Eleanor Pred, a San Francisco Bay Area woman with breast cancer, had been seeking information about the causes and treatment of her disease. Angry at the unresponsiveness of government and other organizations that provided inadequate and superficial information about treatment for her breast cancer, in 1990 she formed Breast Cancer Action, a grassroots organization of breast cancer survivors and their suporters. Since Eleanor’s death in 1991, BCA has continued to grow, with more than 18,000 supporters across the country.
Here are two grim statistics from BCA’s website that describe the extent of this terrible disease:
1. In 2006, there were 265,603 cases of breast cancer diagnosed — that’s a new case diagnosed every two minutes
2. In 2006, 40,970 people died from breast cancer, one every
What I think is different about BCA and other cancer-oriented organizations is that BCA works with other organizations in an effort to encourage businesses to conduct themselves in ways that are environmentally safe. Toxins from major manufacturing companies might be one of their targets for making changes.
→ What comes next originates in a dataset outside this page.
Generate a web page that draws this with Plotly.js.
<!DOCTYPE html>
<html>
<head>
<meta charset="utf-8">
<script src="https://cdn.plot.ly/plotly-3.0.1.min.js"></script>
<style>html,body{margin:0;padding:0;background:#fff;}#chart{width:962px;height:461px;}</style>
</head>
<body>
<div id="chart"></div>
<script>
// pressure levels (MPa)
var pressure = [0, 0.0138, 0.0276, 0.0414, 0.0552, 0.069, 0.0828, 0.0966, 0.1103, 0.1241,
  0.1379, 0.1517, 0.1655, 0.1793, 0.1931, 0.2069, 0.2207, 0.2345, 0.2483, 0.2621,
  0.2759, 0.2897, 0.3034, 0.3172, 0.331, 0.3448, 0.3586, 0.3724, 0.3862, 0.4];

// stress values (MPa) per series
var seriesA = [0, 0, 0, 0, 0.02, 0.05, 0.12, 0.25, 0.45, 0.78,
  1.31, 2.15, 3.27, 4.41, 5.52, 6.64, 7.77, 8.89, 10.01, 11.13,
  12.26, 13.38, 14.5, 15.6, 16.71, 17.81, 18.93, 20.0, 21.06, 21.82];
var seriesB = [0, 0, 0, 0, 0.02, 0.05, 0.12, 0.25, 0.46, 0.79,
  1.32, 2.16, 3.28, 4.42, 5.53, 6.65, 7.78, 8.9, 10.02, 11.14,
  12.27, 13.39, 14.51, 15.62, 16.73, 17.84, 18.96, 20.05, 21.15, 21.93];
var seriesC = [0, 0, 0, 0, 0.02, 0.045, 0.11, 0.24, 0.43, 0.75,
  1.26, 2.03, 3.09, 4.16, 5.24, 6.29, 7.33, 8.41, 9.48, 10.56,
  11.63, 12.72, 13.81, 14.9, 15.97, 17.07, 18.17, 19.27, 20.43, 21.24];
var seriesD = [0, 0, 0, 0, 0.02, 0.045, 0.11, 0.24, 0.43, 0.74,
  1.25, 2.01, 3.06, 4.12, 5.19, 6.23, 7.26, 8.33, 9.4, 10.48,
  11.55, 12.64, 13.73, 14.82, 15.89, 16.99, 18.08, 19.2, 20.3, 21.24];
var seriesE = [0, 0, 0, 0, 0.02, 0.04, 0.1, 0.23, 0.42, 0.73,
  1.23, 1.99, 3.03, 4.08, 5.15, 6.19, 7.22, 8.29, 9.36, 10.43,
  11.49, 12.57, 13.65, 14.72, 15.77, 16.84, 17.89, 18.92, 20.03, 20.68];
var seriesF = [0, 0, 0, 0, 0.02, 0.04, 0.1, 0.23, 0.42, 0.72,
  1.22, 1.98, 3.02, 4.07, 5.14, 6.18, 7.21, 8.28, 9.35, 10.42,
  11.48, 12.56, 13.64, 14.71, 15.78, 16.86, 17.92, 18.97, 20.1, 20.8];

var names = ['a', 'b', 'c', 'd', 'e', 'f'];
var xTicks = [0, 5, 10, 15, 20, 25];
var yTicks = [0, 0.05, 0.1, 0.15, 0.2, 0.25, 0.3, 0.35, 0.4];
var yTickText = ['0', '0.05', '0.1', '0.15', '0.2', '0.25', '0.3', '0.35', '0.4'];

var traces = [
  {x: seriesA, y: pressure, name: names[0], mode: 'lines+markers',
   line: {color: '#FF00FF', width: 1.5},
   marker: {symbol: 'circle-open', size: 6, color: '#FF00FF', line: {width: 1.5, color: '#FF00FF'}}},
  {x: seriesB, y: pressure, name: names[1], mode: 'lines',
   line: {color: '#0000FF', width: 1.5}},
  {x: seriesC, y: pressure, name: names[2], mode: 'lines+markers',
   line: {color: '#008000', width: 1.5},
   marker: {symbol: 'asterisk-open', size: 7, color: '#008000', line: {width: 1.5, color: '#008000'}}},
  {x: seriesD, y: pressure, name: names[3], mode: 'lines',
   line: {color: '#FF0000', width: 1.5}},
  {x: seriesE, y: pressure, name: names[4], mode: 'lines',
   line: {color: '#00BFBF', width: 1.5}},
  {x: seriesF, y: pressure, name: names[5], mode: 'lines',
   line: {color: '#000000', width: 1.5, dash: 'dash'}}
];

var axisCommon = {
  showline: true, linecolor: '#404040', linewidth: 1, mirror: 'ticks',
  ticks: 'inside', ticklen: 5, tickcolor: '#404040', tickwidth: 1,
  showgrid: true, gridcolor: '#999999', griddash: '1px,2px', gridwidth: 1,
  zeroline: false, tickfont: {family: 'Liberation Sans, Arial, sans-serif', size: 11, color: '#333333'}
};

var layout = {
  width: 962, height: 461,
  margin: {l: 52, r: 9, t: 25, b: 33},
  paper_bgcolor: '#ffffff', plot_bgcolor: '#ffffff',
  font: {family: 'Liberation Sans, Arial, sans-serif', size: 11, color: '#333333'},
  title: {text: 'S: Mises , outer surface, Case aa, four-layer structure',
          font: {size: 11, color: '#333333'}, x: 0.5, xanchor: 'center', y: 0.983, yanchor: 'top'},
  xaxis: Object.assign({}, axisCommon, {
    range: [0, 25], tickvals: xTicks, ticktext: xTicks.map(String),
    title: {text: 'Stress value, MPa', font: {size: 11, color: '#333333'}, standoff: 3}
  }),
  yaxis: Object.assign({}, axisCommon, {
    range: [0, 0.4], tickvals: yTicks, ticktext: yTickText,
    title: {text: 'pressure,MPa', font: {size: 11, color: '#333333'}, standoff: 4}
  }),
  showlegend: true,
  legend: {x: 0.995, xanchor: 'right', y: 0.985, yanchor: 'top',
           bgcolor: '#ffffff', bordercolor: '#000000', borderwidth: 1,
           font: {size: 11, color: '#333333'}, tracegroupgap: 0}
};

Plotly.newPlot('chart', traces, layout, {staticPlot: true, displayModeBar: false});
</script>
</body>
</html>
To find out more about BCA, go to their website: www.bcaction.org.
In addition, BCA has a campaign called: “THINK BEFORE YOU PINK” (www.thinkbeforeyoupink.org.) We are all familiar with “pink” companies that promote their products and claim to make large donations to cancer research. BCA investigates these “pinkwashers,” as they are called by BCA. The examples on their website are Ford, Mercedes Benz, and BMW, three companies with pink ribbon campaigns, urging consumers to buy their cars in the name of breast cancer,
while not acknowledging that car exhausts contain toxins that are linked to cancer.
This brings to mind my “beef” with McDonald’s, who strips the rain forests for their grazing grounds for their beef and deep fries their French fries (trans-fat free or not, deep frying is unhealthy), and then creates a Ronald McDonald House for children with life-threatening diseases, such as cancer, while they continue to serve life-threatening foods!
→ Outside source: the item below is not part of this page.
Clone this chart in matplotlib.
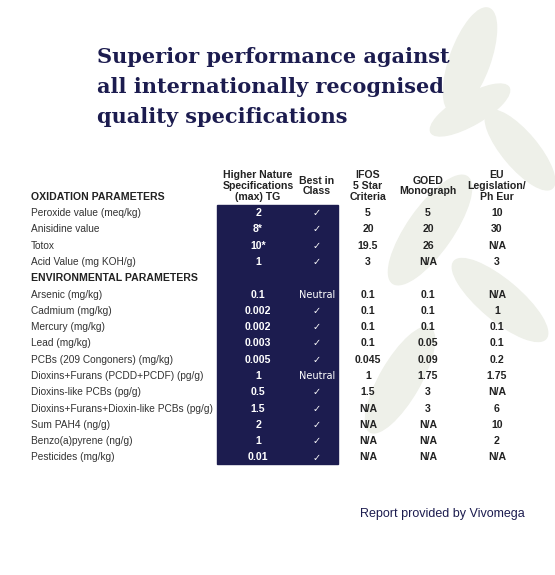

In a red flyer I recently received from BCA, their current program priorities were listed. Here are two that I feel are very important:
1. Advocate for policy changes that reduce exposures to toxic
chemicals that may increase the risk of breast cancer.
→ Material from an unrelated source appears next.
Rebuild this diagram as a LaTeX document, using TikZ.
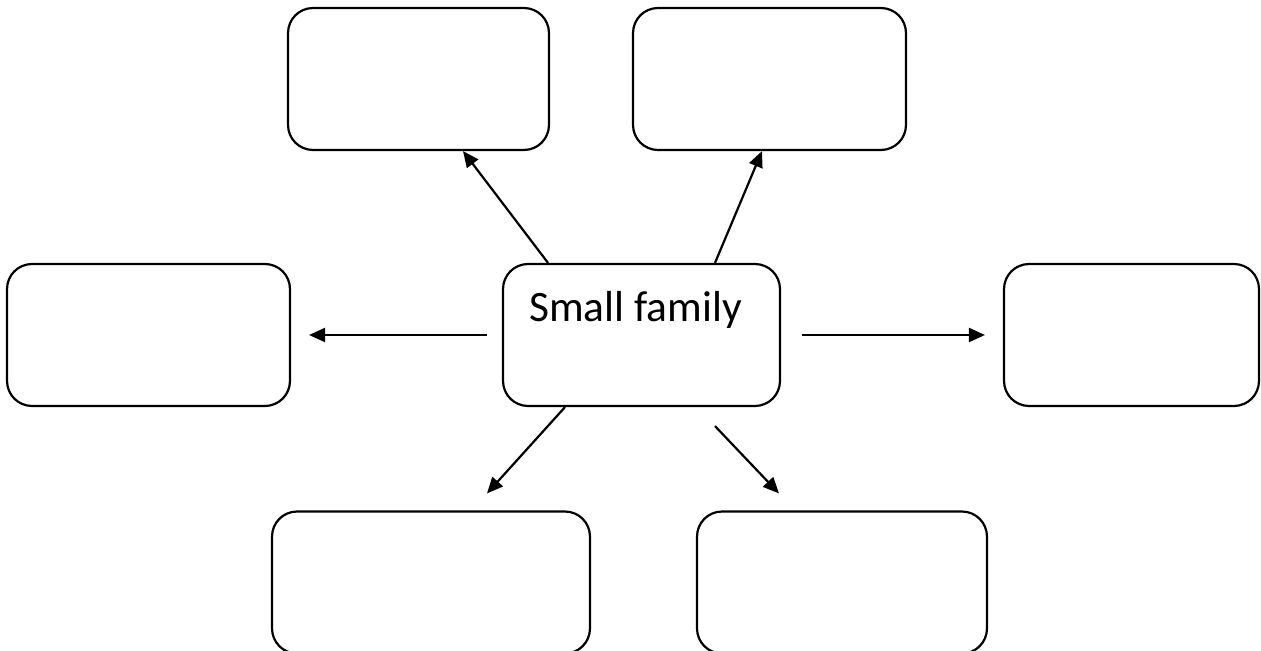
\documentclass[tikz,border=0pt]{standalone}
\usepackage{fontspec}
\setmainfont{Carlito}
\usepackage{tikz}
\usetikzlibrary{positioning,calc,arrows.meta}

\begin{document}
\begin{tikzpicture}[x=0.02cm, y=-0.02cm,
    box/.style={draw, line width=1.25pt, rounded corners=0.5cm, minimum height=2.84cm, inner sep=0pt},
    arr/.style={line width=1.25pt, -{Triangle[length=0.32cm, width=0.28cm]}}]
    \useasboundingbox (0,0) rectangle (1261,651);

    % Centre
    \node[box, minimum width=5.54cm, font=\fontsize{24.7}{29}\selectfont,
          text height=0.6cm, text depth=1.14cm] (Center) at (641.5,335) {Small family\kern0.24cm};

    % Top row
    \node[box, minimum width=5.22cm] (TopL) at (418.5,79) {};
    \node[box, minimum width=5.46cm] (TopR) at (769.5,79) {};

    % Middle row
    \node[box, minimum width=5.66cm] (Left) at (148.5,335) {};
    \node[box, minimum width=5.10cm] (Right) at (1131.5,335) {};

    % Bottom row
    \node[box, minimum width=6.36cm] (BotL) at (431,582.5) {};
    \node[box, minimum width=5.80cm] (BotR) at (842,582.5) {};

    % Arrows
    \draw[arr] ([xshift=-1.87cm]Center.north) -- ([xshift=0.89cm]TopL.south);
    \draw[arr] ([xshift=1.47cm]Center.north) -- ([xshift=-0.15cm]TopR.south);
    \draw[arr, shorten <=0.3cm, shorten >=0.36cm] (Center.west) -- (Left.east);
    \draw[arr, shorten <=0.42cm, shorten >=0.36cm] (Center.east) -- (Right.west);
    \draw[arr] ([xshift=-1.53cm]Center.south) -- ([xshift=1.12cm, yshift=0.34cm]BotL.north);
    \draw[arr] ([xshift=1.47cm, yshift=-0.38cm]Center.south) -- ([xshift=-1.26cm, yshift=0.34cm]BotR.north);
\end{tikzpicture}
\end{document}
2. Inform consumers about companies using pink ribbon
marketing, while manufacturing products that may be linked
to breast cancer.
I would highly recommend your checking out the BCA
website and also the pink ribbon website. To reach BCA by email, send your message to: email@example.com. firstname.lastname@example.org They are located at 55 New Montgomery Street, Suite 323, San Francisco, CA, 94105. Their phone number is 415-243-9301.
Having lost three dear friends to breast cancer, I support BCAs efforts and look forward to their monthly newsletter (Also in
Spanish). I hope you will take the time to check out the work they are doing and become part of their grassroots campaign to eliminate environmental toxins that are linked to breast cancer.
Maybe “green” campaigns linked to global warming will replace “pink” campaigns that don’t address the problems pink companies are creating with their products. I saw a young woman in NYC wearing a T-shirt that said, “Green is the new Black.” Maybe we should be wearing T-shirts that say: “Green is the new Pink!”
(Another colorful leaf picture from my webmaster Shayne. Perhaps it’s no coincidence that BCA is a “grassroots” organization and I am featuring fall leaves and trees.)